(Given task) Quote the records in full and leave their pictures out.

(Stored rows)
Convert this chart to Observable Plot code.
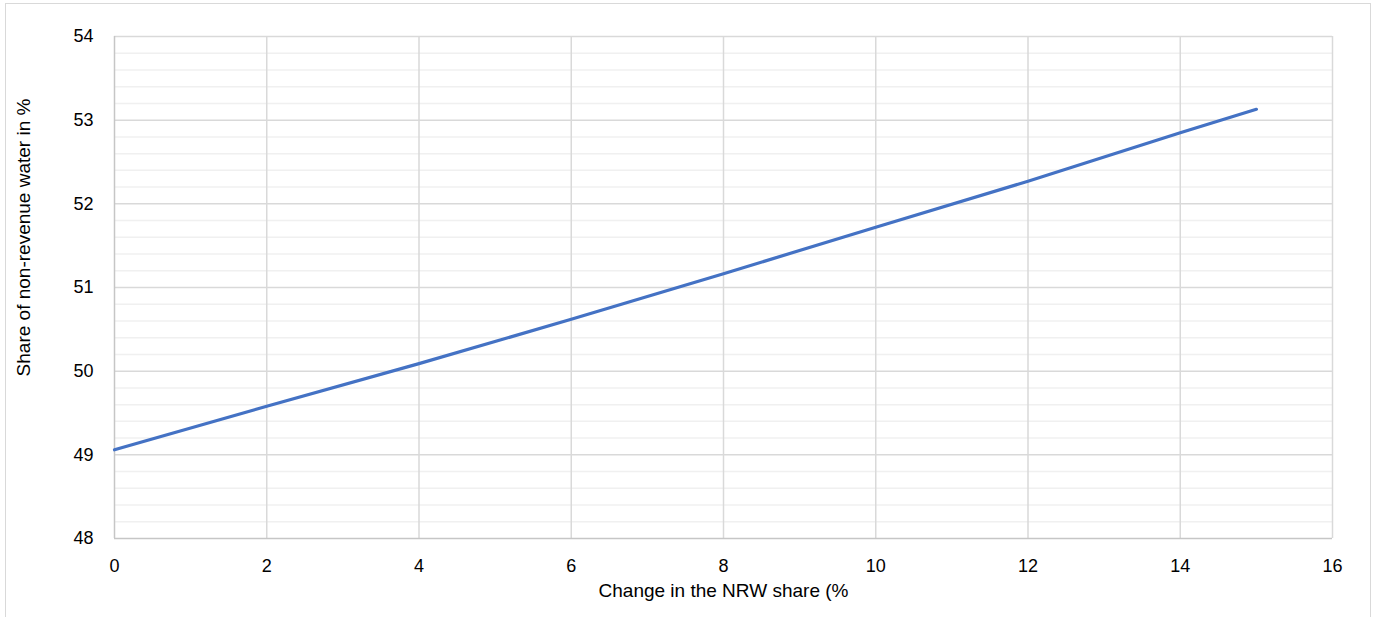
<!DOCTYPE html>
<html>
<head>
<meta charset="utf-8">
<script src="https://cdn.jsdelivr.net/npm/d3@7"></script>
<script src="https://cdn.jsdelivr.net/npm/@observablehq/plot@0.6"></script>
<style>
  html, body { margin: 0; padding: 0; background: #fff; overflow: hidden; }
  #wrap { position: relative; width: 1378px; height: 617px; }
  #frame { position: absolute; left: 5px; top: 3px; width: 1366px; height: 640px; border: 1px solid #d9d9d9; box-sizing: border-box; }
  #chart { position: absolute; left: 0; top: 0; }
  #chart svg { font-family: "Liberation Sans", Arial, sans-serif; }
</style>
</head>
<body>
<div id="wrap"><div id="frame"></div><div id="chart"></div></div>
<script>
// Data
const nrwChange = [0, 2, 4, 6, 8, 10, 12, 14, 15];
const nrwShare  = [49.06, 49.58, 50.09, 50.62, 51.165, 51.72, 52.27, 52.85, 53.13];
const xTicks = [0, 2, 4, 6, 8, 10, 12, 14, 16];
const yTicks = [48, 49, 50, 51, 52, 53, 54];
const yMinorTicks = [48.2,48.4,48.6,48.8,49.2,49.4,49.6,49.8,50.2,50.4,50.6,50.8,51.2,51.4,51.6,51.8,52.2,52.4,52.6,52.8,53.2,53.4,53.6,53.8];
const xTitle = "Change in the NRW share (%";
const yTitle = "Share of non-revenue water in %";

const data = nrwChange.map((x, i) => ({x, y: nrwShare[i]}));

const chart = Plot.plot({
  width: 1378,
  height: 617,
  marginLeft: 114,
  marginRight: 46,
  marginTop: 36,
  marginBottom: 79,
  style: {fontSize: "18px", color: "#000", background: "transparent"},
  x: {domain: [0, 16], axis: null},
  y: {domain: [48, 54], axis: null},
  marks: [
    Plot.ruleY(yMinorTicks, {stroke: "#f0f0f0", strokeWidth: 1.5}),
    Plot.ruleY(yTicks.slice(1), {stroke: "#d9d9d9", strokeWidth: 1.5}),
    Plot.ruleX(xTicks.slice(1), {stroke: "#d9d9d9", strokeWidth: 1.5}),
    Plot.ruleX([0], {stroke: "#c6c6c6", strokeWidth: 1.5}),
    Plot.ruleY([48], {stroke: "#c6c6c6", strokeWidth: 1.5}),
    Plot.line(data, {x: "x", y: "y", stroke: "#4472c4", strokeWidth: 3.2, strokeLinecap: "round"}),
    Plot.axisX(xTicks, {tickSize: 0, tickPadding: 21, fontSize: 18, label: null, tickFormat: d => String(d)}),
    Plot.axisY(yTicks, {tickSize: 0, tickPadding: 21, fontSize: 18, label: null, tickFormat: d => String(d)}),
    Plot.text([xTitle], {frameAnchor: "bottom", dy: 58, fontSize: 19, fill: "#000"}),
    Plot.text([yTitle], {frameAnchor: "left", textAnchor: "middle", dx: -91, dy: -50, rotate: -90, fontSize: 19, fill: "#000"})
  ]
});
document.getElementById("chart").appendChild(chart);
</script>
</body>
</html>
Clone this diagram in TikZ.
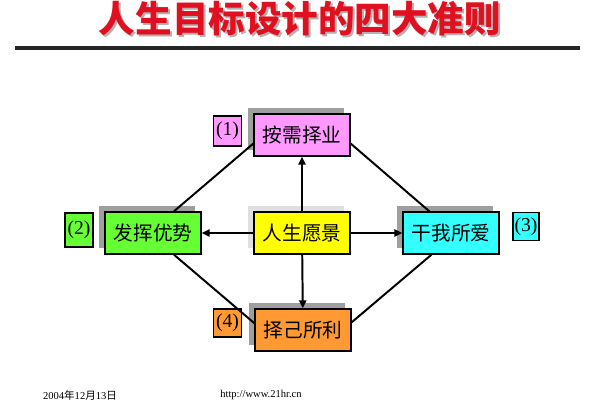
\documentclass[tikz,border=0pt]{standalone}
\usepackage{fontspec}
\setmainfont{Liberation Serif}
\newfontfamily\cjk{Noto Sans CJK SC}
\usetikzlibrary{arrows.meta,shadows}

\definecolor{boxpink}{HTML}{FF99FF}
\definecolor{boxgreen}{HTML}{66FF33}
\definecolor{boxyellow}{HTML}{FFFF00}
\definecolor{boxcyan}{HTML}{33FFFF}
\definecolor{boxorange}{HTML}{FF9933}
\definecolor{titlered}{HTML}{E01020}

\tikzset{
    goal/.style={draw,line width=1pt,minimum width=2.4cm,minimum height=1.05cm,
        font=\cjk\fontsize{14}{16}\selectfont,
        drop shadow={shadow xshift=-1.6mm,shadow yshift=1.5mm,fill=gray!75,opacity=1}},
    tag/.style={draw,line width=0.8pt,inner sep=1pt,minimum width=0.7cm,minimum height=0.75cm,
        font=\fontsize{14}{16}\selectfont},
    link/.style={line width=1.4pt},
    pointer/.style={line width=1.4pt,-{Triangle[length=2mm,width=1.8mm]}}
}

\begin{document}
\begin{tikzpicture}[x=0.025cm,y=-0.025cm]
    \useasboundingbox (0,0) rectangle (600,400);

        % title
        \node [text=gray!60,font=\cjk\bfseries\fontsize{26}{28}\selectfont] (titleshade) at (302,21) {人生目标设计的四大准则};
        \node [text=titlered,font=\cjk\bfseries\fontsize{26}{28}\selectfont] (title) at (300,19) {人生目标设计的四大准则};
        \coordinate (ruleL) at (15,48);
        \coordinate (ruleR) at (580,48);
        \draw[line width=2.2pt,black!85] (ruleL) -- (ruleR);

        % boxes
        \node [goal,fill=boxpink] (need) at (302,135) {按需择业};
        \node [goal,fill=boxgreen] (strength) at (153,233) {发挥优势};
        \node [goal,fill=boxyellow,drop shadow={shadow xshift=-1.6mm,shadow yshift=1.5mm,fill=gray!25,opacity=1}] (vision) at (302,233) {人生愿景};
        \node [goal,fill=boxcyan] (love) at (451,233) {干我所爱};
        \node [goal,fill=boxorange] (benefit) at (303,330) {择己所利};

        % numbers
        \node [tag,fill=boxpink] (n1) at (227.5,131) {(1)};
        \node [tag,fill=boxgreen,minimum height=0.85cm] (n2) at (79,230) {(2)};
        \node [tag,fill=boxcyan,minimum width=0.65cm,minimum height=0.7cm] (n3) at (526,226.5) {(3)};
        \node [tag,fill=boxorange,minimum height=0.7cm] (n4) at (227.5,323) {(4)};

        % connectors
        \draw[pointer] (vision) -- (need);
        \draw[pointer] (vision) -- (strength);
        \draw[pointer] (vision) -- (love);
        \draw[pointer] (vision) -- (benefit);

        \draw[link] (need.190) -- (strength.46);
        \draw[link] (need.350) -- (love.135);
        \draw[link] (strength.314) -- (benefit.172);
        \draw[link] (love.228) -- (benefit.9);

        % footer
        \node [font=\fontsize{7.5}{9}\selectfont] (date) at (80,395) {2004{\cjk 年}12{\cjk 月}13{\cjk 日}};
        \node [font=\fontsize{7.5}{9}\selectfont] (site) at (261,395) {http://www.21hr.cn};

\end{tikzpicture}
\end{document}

(Task solution)
Convert this chart to Observable Plot code.
<!DOCTYPE html>
<html>
<head>
<meta charset="utf-8">
<script src="https://cdn.jsdelivr.net/npm/d3@7"></script>
<script src="https://cdn.jsdelivr.net/npm/@observablehq/plot@0.6"></script>
<style>
  html, body { margin: 0; padding: 0; background: #fff; overflow: hidden; }
  #wrap { position: relative; width: 1378px; height: 617px; }
  #frame { position: absolute; left: 5px; top: 3px; width: 1366px; height: 640px; border: 1px solid #d9d9d9; box-sizing: border-box; }
  #chart { position: absolute; left: 0; top: 0; }
  #chart svg { font-family: "Liberation Sans", Arial, sans-serif; }
</style>
</head>
<body>
<div id="wrap"><div id="frame"></div><div id="chart"></div></div>
<script>
// Data
const nrwChange = [0, 2, 4, 6, 8, 10, 12, 14, 15];
const nrwShare  = [49.06, 49.58, 50.09, 50.62, 51.165, 51.72, 52.27, 52.85, 53.13];
const xTicks = [0, 2, 4, 6, 8, 10, 12, 14, 16];
const yTicks = [48, 49, 50, 51, 52, 53, 54];
const yMinorTicks = [48.2,48.4,48.6,48.8,49.2,49.4,49.6,49.8,50.2,50.4,50.6,50.8,51.2,51.4,51.6,51.8,52.2,52.4,52.6,52.8,53.2,53.4,53.6,53.8];
const xTitle = "Change in the NRW share (%";
const yTitle = "Share of non-revenue water in %";

const data = nrwChange.map((x, i) => ({x, y: nrwShare[i]}));

const chart = Plot.plot({
  width: 1378,
  height: 617,
  marginLeft: 114,
  marginRight: 46,
  marginTop: 36,
  marginBottom: 79,
  style: {fontSize: "18px", color: "#000", background: "transparent"},
  x: {domain: [0, 16], axis: null},
  y: {domain: [48, 54], axis: null},
  marks: [
    Plot.ruleY(yMinorTicks, {stroke: "#f0f0f0", strokeWidth: 1.5}),
    Plot.ruleY(yTicks.slice(1), {stroke: "#d9d9d9", strokeWidth: 1.5}),
    Plot.ruleX(xTicks.slice(1), {stroke: "#d9d9d9", strokeWidth: 1.5}),
    Plot.ruleX([0], {stroke: "#c6c6c6", strokeWidth: 1.5}),
    Plot.ruleY([48], {stroke: "#c6c6c6", strokeWidth: 1.5}),
    Plot.line(data, {x: "x", y: "y", stroke: "#4472c4", strokeWidth: 3.2, strokeLinecap: "round"}),
    Plot.axisX(xTicks, {tickSize: 0, tickPadding: 21, fontSize: 18, label: null, tickFormat: d => String(d)}),
    Plot.axisY(yTicks, {tickSize: 0, tickPadding: 21, fontSize: 18, label: null, tickFormat: d => String(d)}),
    Plot.text([xTitle], {frameAnchor: "bottom", dy: 58, fontSize: 19, fill: "#000"}),
    Plot.text([yTitle], {frameAnchor: "left", textAnchor: "middle", dx: -91, dy: -50, rotate: -90, fontSize: 19, fill: "#000"})
  ]
});
document.getElementById("chart").appendChild(chart);
</script>
</body>
</html>
Clone this diagram in TikZ.
\documentclass[tikz,border=0pt]{standalone}
\usepackage{fontspec}
\setmainfont{Liberation Serif}
\newfontfamily\cjk{Noto Sans CJK SC}
\usetikzlibrary{arrows.meta,shadows}

\definecolor{boxpink}{HTML}{FF99FF}
\definecolor{boxgreen}{HTML}{66FF33}
\definecolor{boxyellow}{HTML}{FFFF00}
\definecolor{boxcyan}{HTML}{33FFFF}
\definecolor{boxorange}{HTML}{FF9933}
\definecolor{titlered}{HTML}{E01020}

\tikzset{
    goal/.style={draw,line width=1pt,minimum width=2.4cm,minimum height=1.05cm,
        font=\cjk\fontsize{14}{16}\selectfont,
        drop shadow={shadow xshift=-1.6mm,shadow yshift=1.5mm,fill=gray!75,opacity=1}},
    tag/.style={draw,line width=0.8pt,inner sep=1pt,minimum width=0.7cm,minimum height=0.75cm,
        font=\fontsize{14}{16}\selectfont},
    link/.style={line width=1.4pt},
    pointer/.style={line width=1.4pt,-{Triangle[length=2mm,width=1.8mm]}}
}

\begin{document}
\begin{tikzpicture}[x=0.025cm,y=-0.025cm]
    \useasboundingbox (0,0) rectangle (600,400);

        % title
        \node [text=gray!60,font=\cjk\bfseries\fontsize{26}{28}\selectfont] (titleshade) at (302,21) {人生目标设计的四大准则};
        \node [text=titlered,font=\cjk\bfseries\fontsize{26}{28}\selectfont] (title) at (300,19) {人生目标设计的四大准则};
        \coordinate (ruleL) at (15,48);
        \coordinate (ruleR) at (580,48);
        \draw[line width=2.2pt,black!85] (ruleL) -- (ruleR);

        % boxes
        \node [goal,fill=boxpink] (need) at (302,135) {按需择业};
        \node [goal,fill=boxgreen] (strength) at (153,233) {发挥优势};
        \node [goal,fill=boxyellow,drop shadow={shadow xshift=-1.6mm,shadow yshift=1.5mm,fill=gray!25,opacity=1}] (vision) at (302,233) {人生愿景};
        \node [goal,fill=boxcyan] (love) at (451,233) {干我所爱};
        \node [goal,fill=boxorange] (benefit) at (303,330) {择己所利};

        % numbers
        \node [tag,fill=boxpink] (n1) at (227.5,131) {(1)};
        \node [tag,fill=boxgreen,minimum height=0.85cm] (n2) at (79,230) {(2)};
        \node [tag,fill=boxcyan,minimum width=0.65cm,minimum height=0.7cm] (n3) at (526,226.5) {(3)};
        \node [tag,fill=boxorange,minimum height=0.7cm] (n4) at (227.5,323) {(4)};

        % connectors
        \draw[pointer] (vision) -- (need);
        \draw[pointer] (vision) -- (strength);
        \draw[pointer] (vision) -- (love);
        \draw[pointer] (vision) -- (benefit);

        \draw[link] (need.190) -- (strength.46);
        \draw[link] (need.350) -- (love.135);
        \draw[link] (strength.314) -- (benefit.172);
        \draw[link] (love.228) -- (benefit.9);

        % footer
        \node [font=\fontsize{7.5}{9}\selectfont] (date) at (80,395) {2004{\cjk 年}12{\cjk 月}13{\cjk 日}};
        \node [font=\fontsize{7.5}{9}\selectfont] (site) at (261,395) {http://www.21hr.cn};

\end{tikzpicture}
\end{document}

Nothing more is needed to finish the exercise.